Short problem |
Every line of the records must be repeated exactly; pictures stay out.

Records for processing |

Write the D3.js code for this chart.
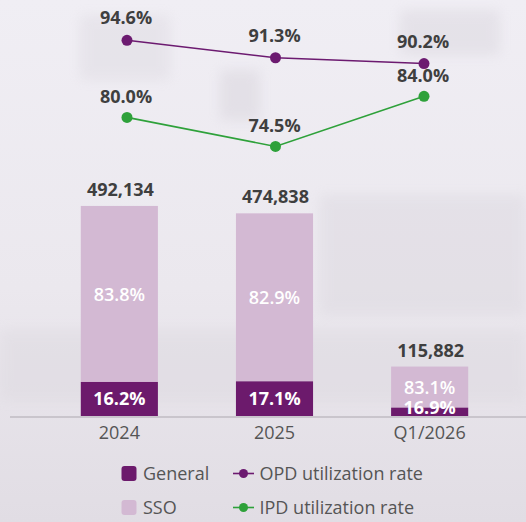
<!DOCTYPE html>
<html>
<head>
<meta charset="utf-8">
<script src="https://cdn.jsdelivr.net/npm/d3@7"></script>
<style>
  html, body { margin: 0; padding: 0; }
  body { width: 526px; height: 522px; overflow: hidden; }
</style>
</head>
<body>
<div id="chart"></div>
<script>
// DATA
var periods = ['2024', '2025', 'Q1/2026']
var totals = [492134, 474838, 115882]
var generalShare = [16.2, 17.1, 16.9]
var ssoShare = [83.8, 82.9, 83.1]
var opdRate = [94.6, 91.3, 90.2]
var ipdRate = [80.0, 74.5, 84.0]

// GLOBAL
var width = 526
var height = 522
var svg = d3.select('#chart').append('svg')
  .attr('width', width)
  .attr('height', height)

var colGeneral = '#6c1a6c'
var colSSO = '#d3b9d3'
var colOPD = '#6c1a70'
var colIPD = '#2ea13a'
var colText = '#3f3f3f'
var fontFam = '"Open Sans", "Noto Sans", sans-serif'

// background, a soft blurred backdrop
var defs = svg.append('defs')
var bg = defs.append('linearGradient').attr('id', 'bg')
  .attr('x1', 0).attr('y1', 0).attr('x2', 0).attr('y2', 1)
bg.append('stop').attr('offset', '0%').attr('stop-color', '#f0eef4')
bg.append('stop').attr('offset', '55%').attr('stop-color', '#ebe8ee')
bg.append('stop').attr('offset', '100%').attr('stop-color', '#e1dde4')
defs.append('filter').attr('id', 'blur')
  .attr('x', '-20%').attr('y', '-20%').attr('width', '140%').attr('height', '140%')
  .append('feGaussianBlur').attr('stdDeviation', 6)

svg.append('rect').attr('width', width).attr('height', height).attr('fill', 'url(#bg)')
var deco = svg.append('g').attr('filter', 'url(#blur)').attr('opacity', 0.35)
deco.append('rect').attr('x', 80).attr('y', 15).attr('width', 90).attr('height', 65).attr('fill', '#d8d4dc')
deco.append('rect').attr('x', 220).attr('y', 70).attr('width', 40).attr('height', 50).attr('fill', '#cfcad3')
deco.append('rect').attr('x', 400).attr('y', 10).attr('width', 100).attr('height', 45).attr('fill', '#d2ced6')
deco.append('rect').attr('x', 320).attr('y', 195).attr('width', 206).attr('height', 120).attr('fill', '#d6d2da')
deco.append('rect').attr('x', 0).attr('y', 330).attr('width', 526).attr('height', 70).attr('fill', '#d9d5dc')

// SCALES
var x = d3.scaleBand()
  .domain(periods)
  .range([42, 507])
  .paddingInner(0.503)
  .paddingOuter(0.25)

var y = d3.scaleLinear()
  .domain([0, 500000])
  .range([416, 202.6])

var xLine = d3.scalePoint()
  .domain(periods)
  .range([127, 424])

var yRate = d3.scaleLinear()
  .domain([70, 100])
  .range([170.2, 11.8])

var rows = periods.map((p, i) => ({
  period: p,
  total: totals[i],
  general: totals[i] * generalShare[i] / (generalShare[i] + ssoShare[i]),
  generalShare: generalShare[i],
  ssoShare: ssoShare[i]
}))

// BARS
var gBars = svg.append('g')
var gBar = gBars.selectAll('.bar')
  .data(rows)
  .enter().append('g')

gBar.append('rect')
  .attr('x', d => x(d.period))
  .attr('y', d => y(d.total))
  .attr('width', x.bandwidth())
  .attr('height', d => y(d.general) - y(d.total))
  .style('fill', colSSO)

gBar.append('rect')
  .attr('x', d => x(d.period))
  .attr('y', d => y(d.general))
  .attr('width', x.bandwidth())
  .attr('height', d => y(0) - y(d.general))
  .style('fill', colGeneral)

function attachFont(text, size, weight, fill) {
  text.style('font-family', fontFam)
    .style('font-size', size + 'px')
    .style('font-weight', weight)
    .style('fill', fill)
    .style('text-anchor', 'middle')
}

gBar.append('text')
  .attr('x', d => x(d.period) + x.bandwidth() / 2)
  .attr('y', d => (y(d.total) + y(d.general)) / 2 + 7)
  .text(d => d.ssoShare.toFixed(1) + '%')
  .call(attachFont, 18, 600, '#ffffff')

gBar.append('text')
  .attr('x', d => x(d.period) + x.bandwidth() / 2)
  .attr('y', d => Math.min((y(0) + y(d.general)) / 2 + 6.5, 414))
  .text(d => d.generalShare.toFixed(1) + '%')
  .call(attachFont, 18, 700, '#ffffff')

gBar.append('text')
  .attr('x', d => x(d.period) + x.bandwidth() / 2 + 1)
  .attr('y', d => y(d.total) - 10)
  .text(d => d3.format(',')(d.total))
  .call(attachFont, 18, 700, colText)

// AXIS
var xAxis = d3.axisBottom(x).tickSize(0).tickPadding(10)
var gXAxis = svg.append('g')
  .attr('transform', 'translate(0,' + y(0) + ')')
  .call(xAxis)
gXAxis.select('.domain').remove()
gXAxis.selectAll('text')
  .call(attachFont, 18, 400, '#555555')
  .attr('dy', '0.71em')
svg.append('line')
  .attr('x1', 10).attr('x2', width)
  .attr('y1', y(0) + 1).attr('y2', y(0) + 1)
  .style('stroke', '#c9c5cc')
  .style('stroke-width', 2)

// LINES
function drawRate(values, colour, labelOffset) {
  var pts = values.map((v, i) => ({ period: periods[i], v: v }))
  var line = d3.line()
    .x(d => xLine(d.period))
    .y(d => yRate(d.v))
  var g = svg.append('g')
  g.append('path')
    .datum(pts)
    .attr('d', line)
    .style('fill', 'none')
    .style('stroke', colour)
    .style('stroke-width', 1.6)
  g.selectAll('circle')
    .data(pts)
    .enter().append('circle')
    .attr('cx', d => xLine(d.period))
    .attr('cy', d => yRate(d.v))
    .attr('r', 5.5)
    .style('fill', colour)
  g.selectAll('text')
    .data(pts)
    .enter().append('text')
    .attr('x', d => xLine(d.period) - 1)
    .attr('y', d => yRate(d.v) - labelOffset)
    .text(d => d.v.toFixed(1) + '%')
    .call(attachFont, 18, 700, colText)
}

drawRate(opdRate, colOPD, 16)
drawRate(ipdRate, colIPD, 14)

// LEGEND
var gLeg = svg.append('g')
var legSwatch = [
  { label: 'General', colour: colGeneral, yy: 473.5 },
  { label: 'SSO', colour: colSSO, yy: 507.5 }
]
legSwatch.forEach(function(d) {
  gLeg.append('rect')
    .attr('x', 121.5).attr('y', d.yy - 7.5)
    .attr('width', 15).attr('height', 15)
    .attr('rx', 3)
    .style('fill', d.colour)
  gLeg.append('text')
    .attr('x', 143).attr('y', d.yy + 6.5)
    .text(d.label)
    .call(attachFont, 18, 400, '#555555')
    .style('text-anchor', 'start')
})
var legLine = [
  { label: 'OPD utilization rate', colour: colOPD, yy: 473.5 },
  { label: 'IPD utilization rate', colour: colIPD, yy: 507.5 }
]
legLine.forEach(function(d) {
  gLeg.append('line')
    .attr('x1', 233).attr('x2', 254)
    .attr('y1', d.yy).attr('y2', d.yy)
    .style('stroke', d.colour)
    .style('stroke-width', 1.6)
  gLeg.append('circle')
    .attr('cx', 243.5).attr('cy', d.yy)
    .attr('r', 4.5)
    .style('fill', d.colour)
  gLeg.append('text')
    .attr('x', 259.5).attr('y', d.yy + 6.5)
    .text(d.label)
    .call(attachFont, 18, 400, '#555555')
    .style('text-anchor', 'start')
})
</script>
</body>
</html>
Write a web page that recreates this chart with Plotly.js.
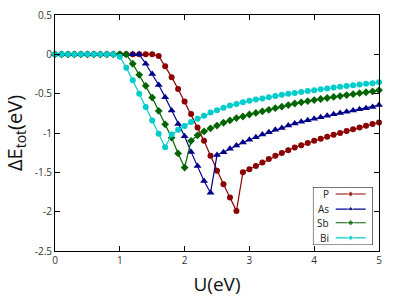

Response to this task |
Write the D3.js code for this chart.
<!DOCTYPE html>
<html>
<head>
<meta charset="utf-8">
<script src="https://cdn.jsdelivr.net/npm/d3@7"></script>
<style>
  html, body { margin: 0; padding: 0; }
  body { width: 526px; height: 522px; overflow: hidden; }
</style>
</head>
<body>
<div id="chart"></div>
<script>
// DATA
var periods = ['2024', '2025', 'Q1/2026']
var totals = [492134, 474838, 115882]
var generalShare = [16.2, 17.1, 16.9]
var ssoShare = [83.8, 82.9, 83.1]
var opdRate = [94.6, 91.3, 90.2]
var ipdRate = [80.0, 74.5, 84.0]

// GLOBAL
var width = 526
var height = 522
var svg = d3.select('#chart').append('svg')
  .attr('width', width)
  .attr('height', height)

var colGeneral = '#6c1a6c'
var colSSO = '#d3b9d3'
var colOPD = '#6c1a70'
var colIPD = '#2ea13a'
var colText = '#3f3f3f'
var fontFam = '"Open Sans", "Noto Sans", sans-serif'

// background, a soft blurred backdrop
var defs = svg.append('defs')
var bg = defs.append('linearGradient').attr('id', 'bg')
  .attr('x1', 0).attr('y1', 0).attr('x2', 0).attr('y2', 1)
bg.append('stop').attr('offset', '0%').attr('stop-color', '#f0eef4')
bg.append('stop').attr('offset', '55%').attr('stop-color', '#ebe8ee')
bg.append('stop').attr('offset', '100%').attr('stop-color', '#e1dde4')
defs.append('filter').attr('id', 'blur')
  .attr('x', '-20%').attr('y', '-20%').attr('width', '140%').attr('height', '140%')
  .append('feGaussianBlur').attr('stdDeviation', 6)

svg.append('rect').attr('width', width).attr('height', height).attr('fill', 'url(#bg)')
var deco = svg.append('g').attr('filter', 'url(#blur)').attr('opacity', 0.35)
deco.append('rect').attr('x', 80).attr('y', 15).attr('width', 90).attr('height', 65).attr('fill', '#d8d4dc')
deco.append('rect').attr('x', 220).attr('y', 70).attr('width', 40).attr('height', 50).attr('fill', '#cfcad3')
deco.append('rect').attr('x', 400).attr('y', 10).attr('width', 100).attr('height', 45).attr('fill', '#d2ced6')
deco.append('rect').attr('x', 320).attr('y', 195).attr('width', 206).attr('height', 120).attr('fill', '#d6d2da')
deco.append('rect').attr('x', 0).attr('y', 330).attr('width', 526).attr('height', 70).attr('fill', '#d9d5dc')

// SCALES
var x = d3.scaleBand()
  .domain(periods)
  .range([42, 507])
  .paddingInner(0.503)
  .paddingOuter(0.25)

var y = d3.scaleLinear()
  .domain([0, 500000])
  .range([416, 202.6])

var xLine = d3.scalePoint()
  .domain(periods)
  .range([127, 424])

var yRate = d3.scaleLinear()
  .domain([70, 100])
  .range([170.2, 11.8])

var rows = periods.map((p, i) => ({
  period: p,
  total: totals[i],
  general: totals[i] * generalShare[i] / (generalShare[i] + ssoShare[i]),
  generalShare: generalShare[i],
  ssoShare: ssoShare[i]
}))

// BARS
var gBars = svg.append('g')
var gBar = gBars.selectAll('.bar')
  .data(rows)
  .enter().append('g')

gBar.append('rect')
  .attr('x', d => x(d.period))
  .attr('y', d => y(d.total))
  .attr('width', x.bandwidth())
  .attr('height', d => y(d.general) - y(d.total))
  .style('fill', colSSO)

gBar.append('rect')
  .attr('x', d => x(d.period))
  .attr('y', d => y(d.general))
  .attr('width', x.bandwidth())
  .attr('height', d => y(0) - y(d.general))
  .style('fill', colGeneral)

function attachFont(text, size, weight, fill) {
  text.style('font-family', fontFam)
    .style('font-size', size + 'px')
    .style('font-weight', weight)
    .style('fill', fill)
    .style('text-anchor', 'middle')
}

gBar.append('text')
  .attr('x', d => x(d.period) + x.bandwidth() / 2)
  .attr('y', d => (y(d.total) + y(d.general)) / 2 + 7)
  .text(d => d.ssoShare.toFixed(1) + '%')
  .call(attachFont, 18, 600, '#ffffff')

gBar.append('text')
  .attr('x', d => x(d.period) + x.bandwidth() / 2)
  .attr('y', d => Math.min((y(0) + y(d.general)) / 2 + 6.5, 414))
  .text(d => d.generalShare.toFixed(1) + '%')
  .call(attachFont, 18, 700, '#ffffff')

gBar.append('text')
  .attr('x', d => x(d.period) + x.bandwidth() / 2 + 1)
  .attr('y', d => y(d.total) - 10)
  .text(d => d3.format(',')(d.total))
  .call(attachFont, 18, 700, colText)

// AXIS
var xAxis = d3.axisBottom(x).tickSize(0).tickPadding(10)
var gXAxis = svg.append('g')
  .attr('transform', 'translate(0,' + y(0) + ')')
  .call(xAxis)
gXAxis.select('.domain').remove()
gXAxis.selectAll('text')
  .call(attachFont, 18, 400, '#555555')
  .attr('dy', '0.71em')
svg.append('line')
  .attr('x1', 10).attr('x2', width)
  .attr('y1', y(0) + 1).attr('y2', y(0) + 1)
  .style('stroke', '#c9c5cc')
  .style('stroke-width', 2)

// LINES
function drawRate(values, colour, labelOffset) {
  var pts = values.map((v, i) => ({ period: periods[i], v: v }))
  var line = d3.line()
    .x(d => xLine(d.period))
    .y(d => yRate(d.v))
  var g = svg.append('g')
  g.append('path')
    .datum(pts)
    .attr('d', line)
    .style('fill', 'none')
    .style('stroke', colour)
    .style('stroke-width', 1.6)
  g.selectAll('circle')
    .data(pts)
    .enter().append('circle')
    .attr('cx', d => xLine(d.period))
    .attr('cy', d => yRate(d.v))
    .attr('r', 5.5)
    .style('fill', colour)
  g.selectAll('text')
    .data(pts)
    .enter().append('text')
    .attr('x', d => xLine(d.period) - 1)
    .attr('y', d => yRate(d.v) - labelOffset)
    .text(d => d.v.toFixed(1) + '%')
    .call(attachFont, 18, 700, colText)
}

drawRate(opdRate, colOPD, 16)
drawRate(ipdRate, colIPD, 14)

// LEGEND
var gLeg = svg.append('g')
var legSwatch = [
  { label: 'General', colour: colGeneral, yy: 473.5 },
  { label: 'SSO', colour: colSSO, yy: 507.5 }
]
legSwatch.forEach(function(d) {
  gLeg.append('rect')
    .attr('x', 121.5).attr('y', d.yy - 7.5)
    .attr('width', 15).attr('height', 15)
    .attr('rx', 3)
    .style('fill', d.colour)
  gLeg.append('text')
    .attr('x', 143).attr('y', d.yy + 6.5)
    .text(d.label)
    .call(attachFont, 18, 400, '#555555')
    .style('text-anchor', 'start')
})
var legLine = [
  { label: 'OPD utilization rate', colour: colOPD, yy: 473.5 },
  { label: 'IPD utilization rate', colour: colIPD, yy: 507.5 }
]
legLine.forEach(function(d) {
  gLeg.append('line')
    .attr('x1', 233).attr('x2', 254)
    .attr('y1', d.yy).attr('y2', d.yy)
    .style('stroke', d.colour)
    .style('stroke-width', 1.6)
  gLeg.append('circle')
    .attr('cx', 243.5).attr('cy', d.yy)
    .attr('r', 4.5)
    .style('fill', d.colour)
  gLeg.append('text')
    .attr('x', 259.5).attr('y', d.yy + 6.5)
    .text(d.label)
    .call(attachFont, 18, 400, '#555555')
    .style('text-anchor', 'start')
})
</script>
</body>
</html>
Write a web page that recreates this chart with Plotly.js.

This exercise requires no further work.